Advisory services, niche specializations, business consulting, these are where CPA firms build differentiated practices and command premium pricing. None of that happens if every partner and manager is buried in 1040 prep for four months a year.

When you hire outsourced tax preparers with real intentionality and build the supporting infrastructure to make it work, you're not just solving a capacity problem. You're unlocking the capacity to do more of what your firm should actually be doing.

That's worth taking seriously.

Frequently Asked Questions

How do outsourced tax preparers get access to client data securely?

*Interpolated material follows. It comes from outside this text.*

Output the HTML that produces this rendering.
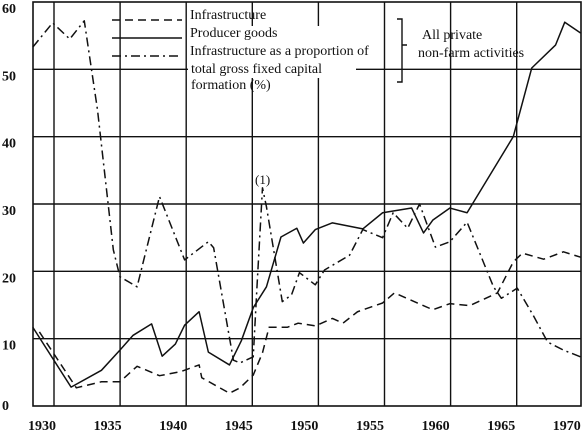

Most providers use secure portal-based systems where preparers access data in a controlled environment without downloading files to personal devices. Encryption, access controls, and audit logs are standard features of reputable platforms.

Do outsourced preparers need to have a PTIN? For returns that will be signed by an in-house CPA or enrolled agent under a supervisory arrangement, specific PTIN requirements for each outsourced preparer may vary. Your provider should be able to walk you through the exact compliance structure they use.

What tax software do outsourced teams typically work with? Established providers are experienced with most major platforms including ProSystem fx, Lacerte, UltraTax, Drake, and TaxSlayer Pro. Confirm your specific software requirements before engaging.

How long does it take to get an outsourcing arrangement up and running? For most firms, initial setup takes 2-4 weeks. A full productive season with an outsourced team typically takes one full year to optimize, so starting the relationship before peak season hits is strongly recommended.

Is outsourcing tax prep suitable for small CPA firms? Yes, often more so than large firms. Small and mid-size firms feel capacity constraints most acutely. Even routing a portion of volume through an outsourced team can meaningfully reduce partner workload and improve client turnaround.